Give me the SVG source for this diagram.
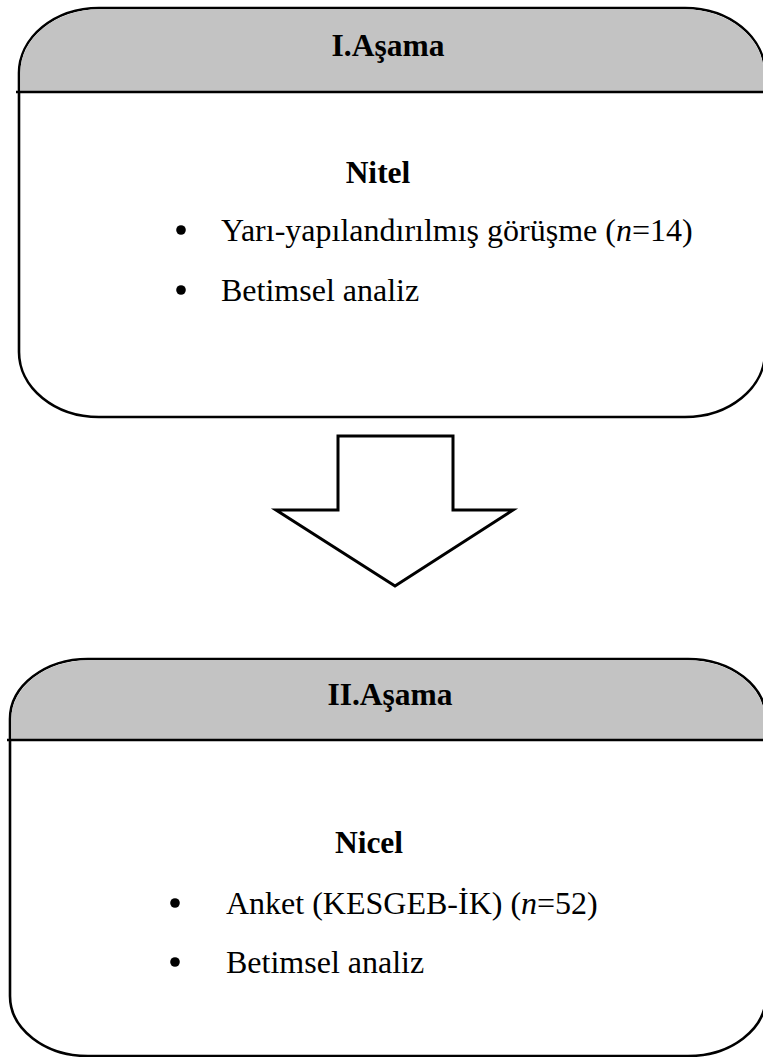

· · ·

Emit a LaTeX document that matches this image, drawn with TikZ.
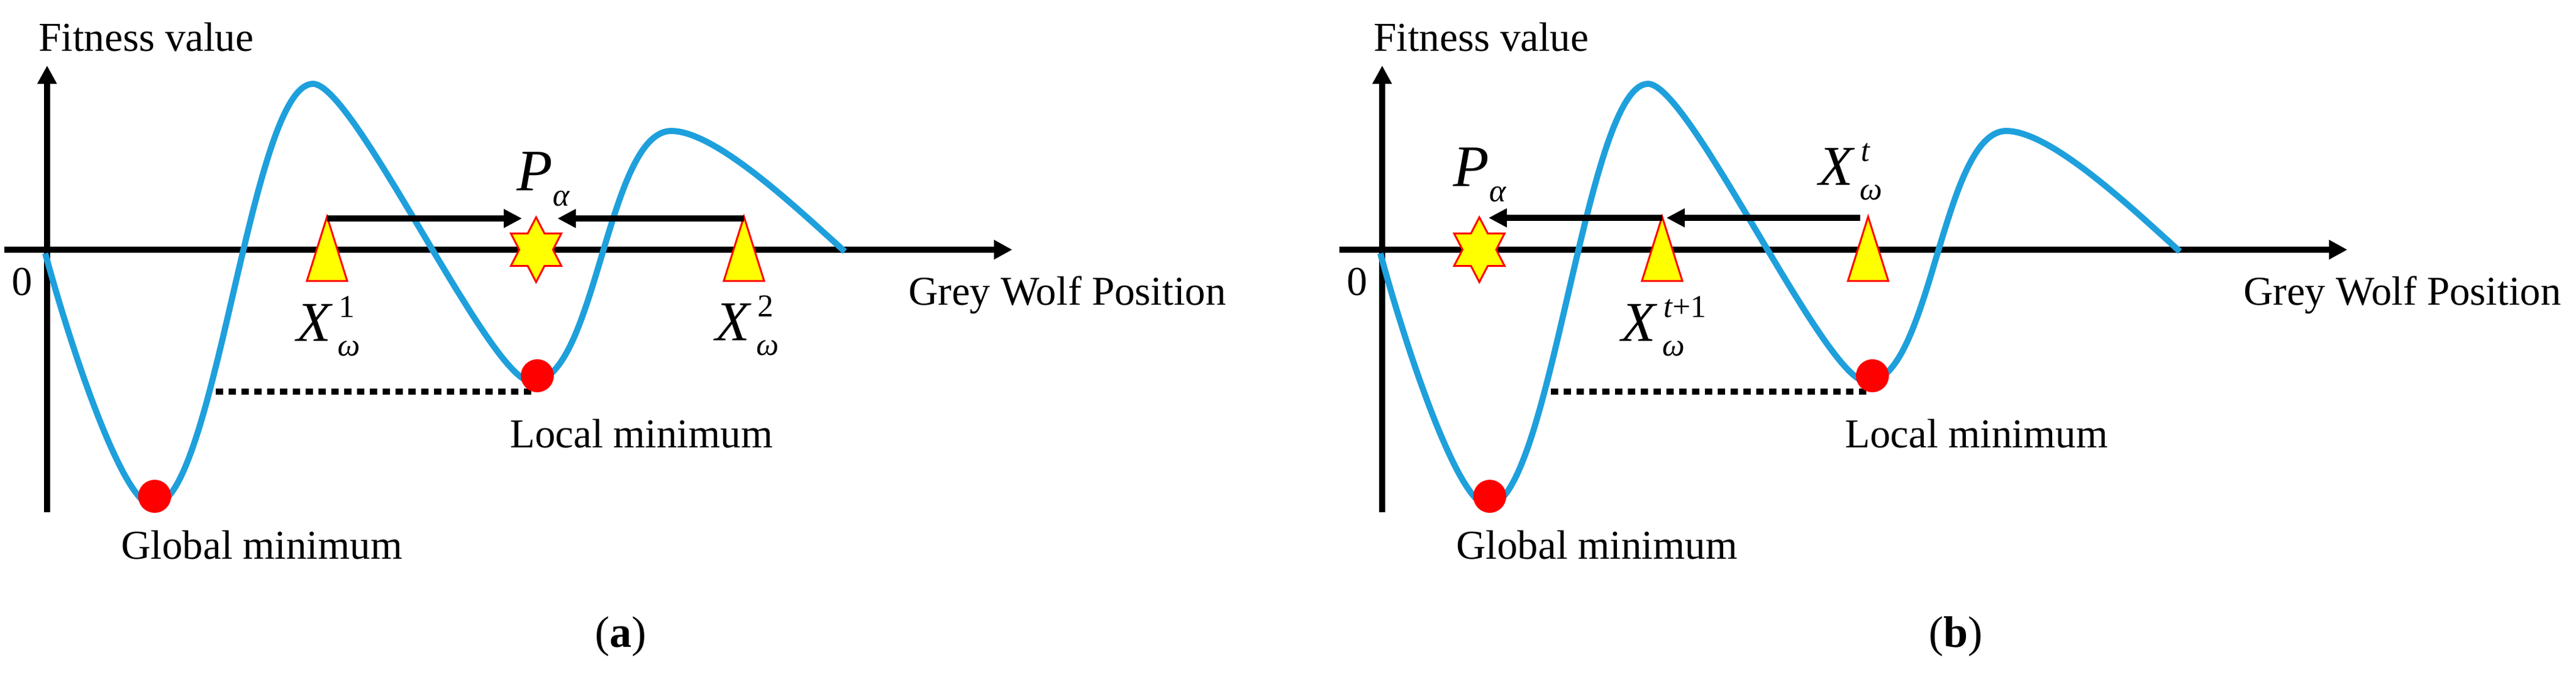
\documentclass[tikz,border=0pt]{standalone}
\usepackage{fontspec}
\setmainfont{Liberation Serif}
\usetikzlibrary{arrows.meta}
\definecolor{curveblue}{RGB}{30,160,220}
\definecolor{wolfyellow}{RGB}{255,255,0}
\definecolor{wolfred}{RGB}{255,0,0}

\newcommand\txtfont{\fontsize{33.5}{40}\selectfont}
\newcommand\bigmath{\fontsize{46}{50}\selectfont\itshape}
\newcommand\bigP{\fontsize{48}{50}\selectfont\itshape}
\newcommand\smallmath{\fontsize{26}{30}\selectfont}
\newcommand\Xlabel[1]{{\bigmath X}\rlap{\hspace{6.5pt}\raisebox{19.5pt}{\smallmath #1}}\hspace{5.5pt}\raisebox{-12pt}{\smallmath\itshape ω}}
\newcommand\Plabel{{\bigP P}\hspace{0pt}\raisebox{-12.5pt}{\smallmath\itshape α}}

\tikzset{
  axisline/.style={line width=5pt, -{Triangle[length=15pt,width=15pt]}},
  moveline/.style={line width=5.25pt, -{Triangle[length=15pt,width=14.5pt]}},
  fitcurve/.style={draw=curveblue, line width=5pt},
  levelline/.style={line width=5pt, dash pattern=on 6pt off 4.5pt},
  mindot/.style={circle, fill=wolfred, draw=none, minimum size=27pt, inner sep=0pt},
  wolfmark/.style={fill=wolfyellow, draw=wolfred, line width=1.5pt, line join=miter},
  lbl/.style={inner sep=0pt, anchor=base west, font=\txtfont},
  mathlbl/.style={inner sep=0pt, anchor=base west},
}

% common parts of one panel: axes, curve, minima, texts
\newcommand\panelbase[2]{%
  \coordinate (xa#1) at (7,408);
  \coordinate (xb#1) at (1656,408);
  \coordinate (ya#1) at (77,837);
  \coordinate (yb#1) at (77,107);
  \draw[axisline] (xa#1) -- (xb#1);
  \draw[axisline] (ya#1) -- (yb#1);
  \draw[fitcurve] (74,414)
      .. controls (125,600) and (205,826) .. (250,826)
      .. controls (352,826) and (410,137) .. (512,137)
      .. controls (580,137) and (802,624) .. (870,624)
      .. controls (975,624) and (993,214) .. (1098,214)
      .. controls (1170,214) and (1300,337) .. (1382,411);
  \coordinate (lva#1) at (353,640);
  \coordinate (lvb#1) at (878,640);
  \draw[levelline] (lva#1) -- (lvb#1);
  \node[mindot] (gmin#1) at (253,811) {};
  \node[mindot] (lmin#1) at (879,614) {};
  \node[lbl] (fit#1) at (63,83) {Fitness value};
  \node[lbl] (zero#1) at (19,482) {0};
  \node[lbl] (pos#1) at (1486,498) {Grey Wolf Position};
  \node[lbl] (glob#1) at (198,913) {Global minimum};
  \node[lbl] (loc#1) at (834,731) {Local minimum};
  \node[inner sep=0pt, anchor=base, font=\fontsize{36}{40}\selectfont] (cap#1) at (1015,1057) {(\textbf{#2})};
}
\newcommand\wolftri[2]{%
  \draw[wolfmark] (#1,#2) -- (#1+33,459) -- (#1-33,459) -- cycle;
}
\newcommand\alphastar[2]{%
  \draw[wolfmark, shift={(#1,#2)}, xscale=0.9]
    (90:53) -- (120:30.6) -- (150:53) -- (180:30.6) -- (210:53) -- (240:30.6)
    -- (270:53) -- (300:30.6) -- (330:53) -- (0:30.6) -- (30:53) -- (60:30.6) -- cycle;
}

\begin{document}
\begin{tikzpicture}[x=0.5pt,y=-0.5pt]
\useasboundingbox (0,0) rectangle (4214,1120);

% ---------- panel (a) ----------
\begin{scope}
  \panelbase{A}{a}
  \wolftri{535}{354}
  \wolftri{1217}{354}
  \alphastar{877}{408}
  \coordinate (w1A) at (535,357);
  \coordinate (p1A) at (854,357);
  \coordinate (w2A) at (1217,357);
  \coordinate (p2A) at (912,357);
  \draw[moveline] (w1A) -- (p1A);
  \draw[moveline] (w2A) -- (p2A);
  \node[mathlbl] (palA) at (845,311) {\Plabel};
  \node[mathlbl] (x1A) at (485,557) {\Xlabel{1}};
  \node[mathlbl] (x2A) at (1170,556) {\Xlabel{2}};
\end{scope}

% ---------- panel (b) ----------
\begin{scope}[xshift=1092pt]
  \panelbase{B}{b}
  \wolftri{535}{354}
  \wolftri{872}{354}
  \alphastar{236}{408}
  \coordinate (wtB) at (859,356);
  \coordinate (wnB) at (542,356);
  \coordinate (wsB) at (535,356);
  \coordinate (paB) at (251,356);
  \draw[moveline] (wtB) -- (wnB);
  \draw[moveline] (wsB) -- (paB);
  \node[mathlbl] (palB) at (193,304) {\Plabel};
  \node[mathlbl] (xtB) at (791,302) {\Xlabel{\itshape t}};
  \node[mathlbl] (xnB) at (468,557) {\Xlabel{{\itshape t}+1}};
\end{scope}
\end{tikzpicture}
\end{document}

· · ·

Each line that has the word "this" should be copied.

Give me the SVG source for this diagram.
Emit a LaTeX document that matches this image, drawn with TikZ.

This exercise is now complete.